Recently, along with highly improving density of a semiconductor element, a pattern formed by a lithography shows progress in microfabrication. The finer the pattern becomes, the smaller the requirement for size uniformity becomes. As one major cause that deteriorates the size uniformity, exposure errors of an aligner can be cited. Among the exposure errors, a focus error and an exposure amount error in particular become quite serious problems when manufacturing a device of, so-called 90 nm generation. When the focus error arises, for example, a size of an isolated pattern and the like having small depth of focus is inevitably formed small. It is said that for manufacturing a device of 90 nm generation, a focus control at a level of about ±50 nm is required.

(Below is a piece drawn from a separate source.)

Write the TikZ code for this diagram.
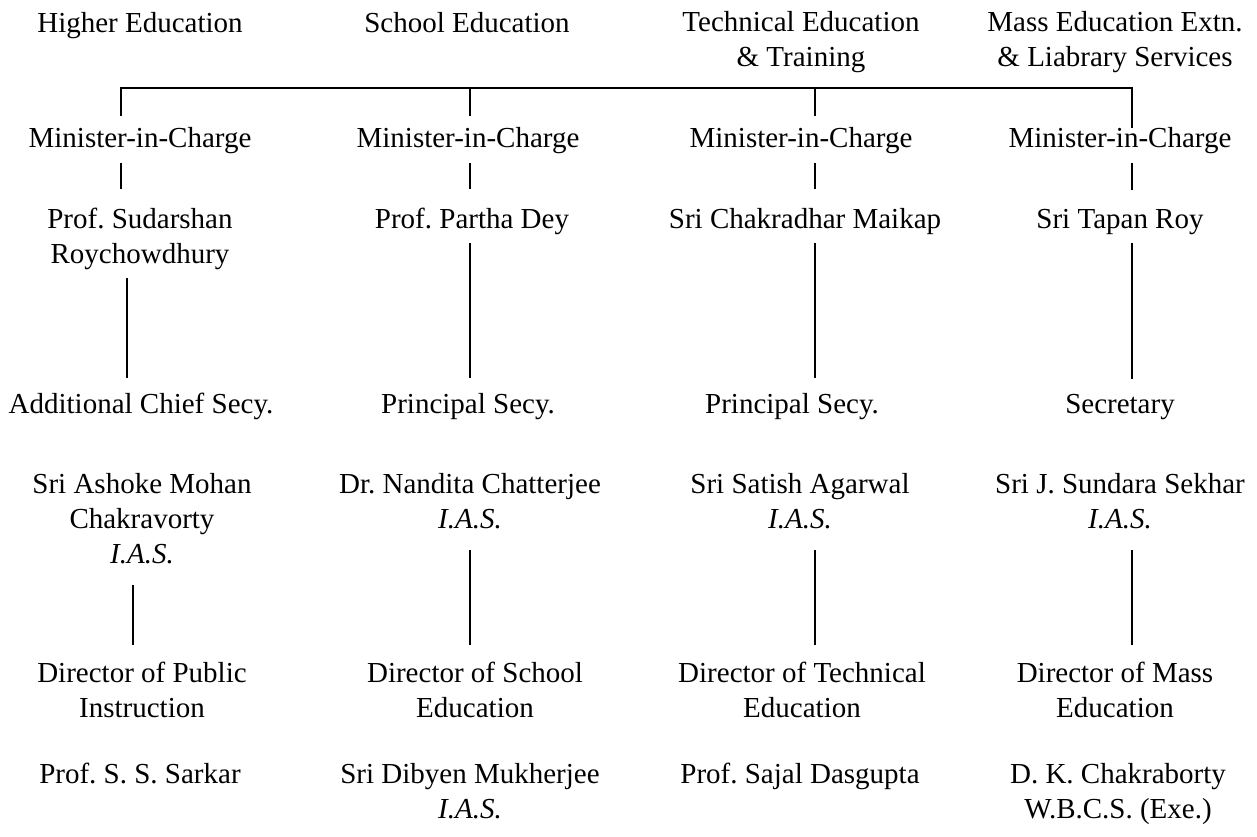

Conventionally, the focus control in the aligner is performed in the following manner, as an example. First, a sample wafer is fabricated by adopting various focus values in on-condition maintenance and the like, the width of the isolated pattern or the like is measured using a CD-SEM or so forth, and thereafter, an optimal focus value is determined by drawing a CD-focus curve. Then, the result is stored on the side of the aligner as an offset value to thereby control the focus.
Further, as another actual example of a so-called in-line focus monitor technique, the following are disclosed. In Patent Document 1, there is disclosed a technique for measuring a focus error amount in which a relation between an angle of gradient of an edge and a focus position both of a resist pattern is obtained to thereby calculate a taper angle of the resist pattern formed on a wafer. In Patent Document 2, there is disclosed a technique for measuring a focus value in which a focus value is measured by measuring a length of a resist pattern in the longitudinal direction using a dedicated mask and a variation amount in thickness of the resist. In Patent Document 3, there is disclosed a technique for measuring a focus error amount using a reticle having a shape formed by digging a quartz substrate.
Patent Document 1: Japanese Patent Application Laid-Open No. Hei 10-154647
Patent Document 2: Japanese Patent Application Laid-Open No. 2000-133569
Patent Document 3: Japanese Patent Application Laid-Open No. 2004-184764
The focus control of the technique disclosed in the Patent Document 1 and the like requires long hours to measure a pattern size, so that the control by a time unit less than one day is difficult. Still more, it is impossible to monitor the focus variation by a time unit of several hours or less than that. In addition, in the course of a normal processing of products, no such a processing in which the focus varies in the wafer or in a lot is performed, so that a focus control using a product wafer is considered to be impossible.
Further, in the in-line focus monitor technique disclosed at present in Patent Document 2 and the like, the detectable focus variation cannot satisfy a required accuracy, causing a problem that measurement repeatability and measurement accuracy are not improved in the measurement using the CD-SEM. As a consequence, a focus monitor with high accuracy is unable to be performed.
Furthermore, in the technique disclosed in Patent Document 3 and the like, not only an algorithm for performing the focus monitor but also a process for manufacturing a reticle are complicated, so that the cost of the reticle inevitably increases significantly.